::: MATERIAL PROVIDED :::

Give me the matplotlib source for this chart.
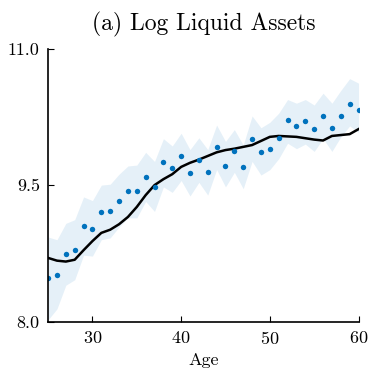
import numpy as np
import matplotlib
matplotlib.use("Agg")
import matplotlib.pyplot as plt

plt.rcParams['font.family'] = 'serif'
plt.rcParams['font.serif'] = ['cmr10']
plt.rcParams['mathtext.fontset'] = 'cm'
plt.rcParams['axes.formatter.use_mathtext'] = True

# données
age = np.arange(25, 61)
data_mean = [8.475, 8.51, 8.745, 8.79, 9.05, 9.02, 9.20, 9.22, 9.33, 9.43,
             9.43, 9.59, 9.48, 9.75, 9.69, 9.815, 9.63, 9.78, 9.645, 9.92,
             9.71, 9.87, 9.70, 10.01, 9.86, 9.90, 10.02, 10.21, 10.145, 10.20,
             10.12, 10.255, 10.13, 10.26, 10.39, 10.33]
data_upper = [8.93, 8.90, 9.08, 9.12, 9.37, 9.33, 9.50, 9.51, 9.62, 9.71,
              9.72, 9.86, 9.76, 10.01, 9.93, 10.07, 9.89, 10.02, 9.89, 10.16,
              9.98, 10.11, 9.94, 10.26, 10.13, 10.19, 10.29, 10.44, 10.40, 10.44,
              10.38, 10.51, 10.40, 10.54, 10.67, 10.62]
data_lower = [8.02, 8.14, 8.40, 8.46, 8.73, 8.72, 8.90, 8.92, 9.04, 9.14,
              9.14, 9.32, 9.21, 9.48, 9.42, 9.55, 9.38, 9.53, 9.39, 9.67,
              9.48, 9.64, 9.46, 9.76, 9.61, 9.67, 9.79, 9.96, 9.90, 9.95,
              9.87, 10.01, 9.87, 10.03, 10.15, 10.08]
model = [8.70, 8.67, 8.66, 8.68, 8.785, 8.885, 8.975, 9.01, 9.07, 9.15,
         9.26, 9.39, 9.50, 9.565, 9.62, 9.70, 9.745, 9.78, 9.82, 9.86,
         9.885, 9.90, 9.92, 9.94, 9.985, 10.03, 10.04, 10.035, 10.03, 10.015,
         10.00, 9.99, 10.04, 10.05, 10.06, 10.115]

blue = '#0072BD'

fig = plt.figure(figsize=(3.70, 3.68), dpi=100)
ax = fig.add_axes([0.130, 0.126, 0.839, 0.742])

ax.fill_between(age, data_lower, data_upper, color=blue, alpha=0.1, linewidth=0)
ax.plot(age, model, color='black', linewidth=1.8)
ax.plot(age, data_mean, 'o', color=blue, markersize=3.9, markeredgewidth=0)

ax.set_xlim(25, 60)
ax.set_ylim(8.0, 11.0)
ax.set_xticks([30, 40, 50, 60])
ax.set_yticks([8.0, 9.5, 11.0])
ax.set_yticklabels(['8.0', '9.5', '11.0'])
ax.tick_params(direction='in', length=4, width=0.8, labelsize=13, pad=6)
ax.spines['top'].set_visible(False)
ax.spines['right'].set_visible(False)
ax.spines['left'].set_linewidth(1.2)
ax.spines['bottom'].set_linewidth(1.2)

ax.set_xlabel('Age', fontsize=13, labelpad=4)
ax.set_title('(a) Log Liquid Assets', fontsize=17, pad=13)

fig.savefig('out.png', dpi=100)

:::

__EXERCISE PROMPT__.
Copy every line of the data word for word, omitting the images.

__REPLY__.
Give me the matplotlib source for this chart.
import numpy as np
import matplotlib
matplotlib.use("Agg")
import matplotlib.pyplot as plt

plt.rcParams['font.family'] = 'serif'
plt.rcParams['font.serif'] = ['cmr10']
plt.rcParams['mathtext.fontset'] = 'cm'
plt.rcParams['axes.formatter.use_mathtext'] = True

# données
age = np.arange(25, 61)
data_mean = [8.475, 8.51, 8.745, 8.79, 9.05, 9.02, 9.20, 9.22, 9.33, 9.43,
             9.43, 9.59, 9.48, 9.75, 9.69, 9.815, 9.63, 9.78, 9.645, 9.92,
             9.71, 9.87, 9.70, 10.01, 9.86, 9.90, 10.02, 10.21, 10.145, 10.20,
             10.12, 10.255, 10.13, 10.26, 10.39, 10.33]
data_upper = [8.93, 8.90, 9.08, 9.12, 9.37, 9.33, 9.50, 9.51, 9.62, 9.71,
              9.72, 9.86, 9.76, 10.01, 9.93, 10.07, 9.89, 10.02, 9.89, 10.16,
              9.98, 10.11, 9.94, 10.26, 10.13, 10.19, 10.29, 10.44, 10.40, 10.44,
              10.38, 10.51, 10.40, 10.54, 10.67, 10.62]
data_lower = [8.02, 8.14, 8.40, 8.46, 8.73, 8.72, 8.90, 8.92, 9.04, 9.14,
              9.14, 9.32, 9.21, 9.48, 9.42, 9.55, 9.38, 9.53, 9.39, 9.67,
              9.48, 9.64, 9.46, 9.76, 9.61, 9.67, 9.79, 9.96, 9.90, 9.95,
              9.87, 10.01, 9.87, 10.03, 10.15, 10.08]
model = [8.70, 8.67, 8.66, 8.68, 8.785, 8.885, 8.975, 9.01, 9.07, 9.15,
         9.26, 9.39, 9.50, 9.565, 9.62, 9.70, 9.745, 9.78, 9.82, 9.86,
         9.885, 9.90, 9.92, 9.94, 9.985, 10.03, 10.04, 10.035, 10.03, 10.015,
         10.00, 9.99, 10.04, 10.05, 10.06, 10.115]

blue = '#0072BD'

fig = plt.figure(figsize=(3.70, 3.68), dpi=100)
ax = fig.add_axes([0.130, 0.126, 0.839, 0.742])

ax.fill_between(age, data_lower, data_upper, color=blue, alpha=0.1, linewidth=0)
ax.plot(age, model, color='black', linewidth=1.8)
ax.plot(age, data_mean, 'o', color=blue, markersize=3.9, markeredgewidth=0)

ax.set_xlim(25, 60)
ax.set_ylim(8.0, 11.0)
ax.set_xticks([30, 40, 50, 60])
ax.set_yticks([8.0, 9.5, 11.0])
ax.set_yticklabels(['8.0', '9.5', '11.0'])
ax.tick_params(direction='in', length=4, width=0.8, labelsize=13, pad=6)
ax.spines['top'].set_visible(False)
ax.spines['right'].set_visible(False)
ax.spines['left'].set_linewidth(1.2)
ax.spines['bottom'].set_linewidth(1.2)

ax.set_xlabel('Age', fontsize=13, labelpad=4)
ax.set_title('(a) Log Liquid Assets', fontsize=17, pad=13)

fig.savefig('out.png', dpi=100)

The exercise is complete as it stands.